10. Worrying about the competition does very little to help your career. I know it’s hard sometimes to ignore what other people are doing (we all think that others are doing better than us), but every one of us is on a different life path. We are all here to accomplish different things and even though it would seem like one person’s path is similar to yours, it is not.

11. Only work for free if you are passionate about the cause or receive something of value in return. (Be wary of people who offer your name in lights in lieu of money. Many people will tell you something is good promotion for you, often it is not and there are no guarantees when it comes to promotional value). If you are not getting something of a measurable value (i.e. printed pieces, or money) ask for something else, creative freedom. If they refuse then they may not be a good client to work for anyway.

12. Take some small risks on a regular basis. Some ideas: write some places/companies you would really like to work and let them know why you think they are great.

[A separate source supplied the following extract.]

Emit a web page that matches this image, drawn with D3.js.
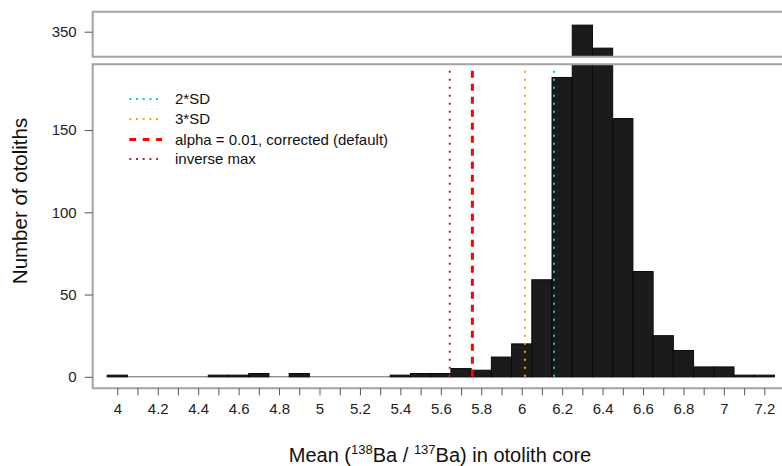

13. Don’t worry about whether or not you are good (good is subjective and most people are not great judges of their own work), just keep making work.

14. Ignore cool. Successful people do not try to be hip, they just do work that excites them.

15. Always come back to work that excites you. Even if you get off track for a while. Do personal work on a regular basis, show it to others. You can reinvent yourself at any time.

*Above photo evidence of E's adherence to #6

Wednesday, December 1, 2010


Can you believe it?  Again, I find myself staring into the eyes of creatures made from felt.  These creatures, I'm certain, are alive.  Aren't you?

Cat:  Just be still.  They'll be gone in a moment.  
Bunny:  Shit.  My onion is upside down.  It's itching my neck.  I hate it when things touch my neck.  Seriously, guys. . . .I think I might have to move.  What happens if I blow our cover?    
Donkey:  Sigh.  

Found here, with a price only available upon request.  And only in French.  That is some handy-dandy needle work.